The EVM sequentially executes the opcodes in the bytecode, by following the Program Counter. It also manipulates \(32\)-byte values on the Stack and in Memory, in accordance with computations required to be performed, and permanently stores relevant values as required.

EVM interpreter¶

EVM interpreter is a software component that processes and executes Ethereum transactions.

Ethereum smart contracts are written in a high-level programming language such as Solidity, Vyper, Fe or Yul, but are compiled into bytecodes. A bytecode is a set of instructions which the EVM nterpreter processes and executes.

Each bytecode is a sequence of Ethereum opcodes. The Ethereum opcodes are low-level instructions set for the EVM, and represent the basic operations that the EVM can perform during the execution of a smart contract triggered by a transaction.

A complete list of Ethereum opcodes includes over 200 different operations, ranging from general Arithmetic and Logical operations to more advanced and blockchain environment-specific operations, like calls to other contracts, contract creation, and storage management.

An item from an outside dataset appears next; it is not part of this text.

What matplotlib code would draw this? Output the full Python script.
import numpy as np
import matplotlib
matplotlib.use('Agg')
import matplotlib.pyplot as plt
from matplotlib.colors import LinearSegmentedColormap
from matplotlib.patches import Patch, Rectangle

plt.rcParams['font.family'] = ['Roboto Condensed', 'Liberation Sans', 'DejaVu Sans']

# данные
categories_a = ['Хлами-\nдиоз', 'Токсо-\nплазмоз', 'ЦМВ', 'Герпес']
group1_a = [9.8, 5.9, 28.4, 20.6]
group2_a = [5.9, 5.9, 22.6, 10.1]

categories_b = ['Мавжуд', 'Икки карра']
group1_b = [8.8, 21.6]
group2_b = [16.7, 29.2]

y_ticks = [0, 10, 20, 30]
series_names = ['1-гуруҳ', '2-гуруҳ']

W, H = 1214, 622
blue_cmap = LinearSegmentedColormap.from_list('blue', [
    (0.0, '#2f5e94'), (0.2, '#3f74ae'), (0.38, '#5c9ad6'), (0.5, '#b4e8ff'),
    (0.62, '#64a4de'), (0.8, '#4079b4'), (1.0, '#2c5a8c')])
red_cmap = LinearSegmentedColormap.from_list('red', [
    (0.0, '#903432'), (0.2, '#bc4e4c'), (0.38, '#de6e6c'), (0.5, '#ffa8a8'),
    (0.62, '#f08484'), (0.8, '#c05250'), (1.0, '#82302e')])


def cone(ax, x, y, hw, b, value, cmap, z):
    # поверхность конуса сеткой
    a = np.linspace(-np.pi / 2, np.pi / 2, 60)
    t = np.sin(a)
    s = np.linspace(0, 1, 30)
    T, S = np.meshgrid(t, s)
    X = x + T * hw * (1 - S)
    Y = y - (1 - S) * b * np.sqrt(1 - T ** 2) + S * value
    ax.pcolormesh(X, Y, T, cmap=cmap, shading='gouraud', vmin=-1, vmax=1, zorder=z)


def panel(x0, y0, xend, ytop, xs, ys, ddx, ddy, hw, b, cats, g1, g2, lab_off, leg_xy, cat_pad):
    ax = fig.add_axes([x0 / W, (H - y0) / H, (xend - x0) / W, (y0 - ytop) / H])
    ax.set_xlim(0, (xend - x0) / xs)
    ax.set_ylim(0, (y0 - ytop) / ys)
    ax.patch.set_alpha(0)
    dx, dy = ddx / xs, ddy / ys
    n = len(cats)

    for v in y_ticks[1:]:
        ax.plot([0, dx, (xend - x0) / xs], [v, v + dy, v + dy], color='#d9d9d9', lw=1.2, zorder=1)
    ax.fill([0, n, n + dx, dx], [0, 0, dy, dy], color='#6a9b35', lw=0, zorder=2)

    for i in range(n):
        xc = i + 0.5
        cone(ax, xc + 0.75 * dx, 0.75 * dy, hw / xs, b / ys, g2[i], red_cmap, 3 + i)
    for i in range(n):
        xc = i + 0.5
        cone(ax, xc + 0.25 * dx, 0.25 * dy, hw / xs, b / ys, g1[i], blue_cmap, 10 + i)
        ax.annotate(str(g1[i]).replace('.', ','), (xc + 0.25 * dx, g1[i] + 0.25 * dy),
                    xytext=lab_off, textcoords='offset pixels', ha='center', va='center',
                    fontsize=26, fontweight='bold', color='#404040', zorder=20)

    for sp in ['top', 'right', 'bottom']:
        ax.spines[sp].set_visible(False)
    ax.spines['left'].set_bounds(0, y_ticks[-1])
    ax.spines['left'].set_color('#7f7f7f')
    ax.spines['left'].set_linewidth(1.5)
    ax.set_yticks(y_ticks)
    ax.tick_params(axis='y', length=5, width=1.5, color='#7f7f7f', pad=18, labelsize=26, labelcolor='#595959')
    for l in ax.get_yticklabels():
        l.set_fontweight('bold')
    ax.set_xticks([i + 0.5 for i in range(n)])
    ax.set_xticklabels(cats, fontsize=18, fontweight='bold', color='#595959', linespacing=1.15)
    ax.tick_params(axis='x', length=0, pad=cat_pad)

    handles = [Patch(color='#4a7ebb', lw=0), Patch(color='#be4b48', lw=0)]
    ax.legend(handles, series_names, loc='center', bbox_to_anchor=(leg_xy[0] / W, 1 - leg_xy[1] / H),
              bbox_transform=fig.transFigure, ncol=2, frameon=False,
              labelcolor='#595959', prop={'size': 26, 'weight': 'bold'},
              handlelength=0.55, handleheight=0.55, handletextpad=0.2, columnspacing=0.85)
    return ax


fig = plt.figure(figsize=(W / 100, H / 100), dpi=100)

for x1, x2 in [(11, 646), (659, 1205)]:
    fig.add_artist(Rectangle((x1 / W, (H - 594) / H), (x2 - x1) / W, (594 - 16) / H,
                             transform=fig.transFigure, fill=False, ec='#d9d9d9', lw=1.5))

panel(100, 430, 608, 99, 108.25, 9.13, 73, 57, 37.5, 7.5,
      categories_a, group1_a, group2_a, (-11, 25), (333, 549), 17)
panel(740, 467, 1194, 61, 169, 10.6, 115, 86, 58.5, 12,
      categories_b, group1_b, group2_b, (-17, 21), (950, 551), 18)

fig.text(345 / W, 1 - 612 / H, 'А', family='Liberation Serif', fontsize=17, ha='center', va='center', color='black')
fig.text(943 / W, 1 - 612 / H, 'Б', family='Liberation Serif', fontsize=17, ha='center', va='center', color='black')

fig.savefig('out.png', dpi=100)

Some of the most commonly used opcodes include:

ADD, SUB, MUL, DIV, which are basic arithmetic operations.
CALL, DELEGATECALL, CALLCODE, which are calls to other contracts.
PUSH, POP, which are Stack management operations.
JUMP, JUMPI, which respectively refer to jumps and conditional jumps, from one line of a program to another.
SLOAD, SSTORE, which are Storage management operations.
MLOAD, MSTORE, which are Memory management operations.

References¶

The Ethereum yellow paper entails technical details on the Ethereum with some of the opcodes listed and described on Pages 30 to 38.

A more elaborate exposition of the Ethereum Blockchain is provided in the book Mastering Ethereum by Andreas M. Antonopoulos and Gavin Wood.

The shortest and less technical paper on Ethereum is Beigepaper: An Ethereum Technical Specification by Micah Dameron.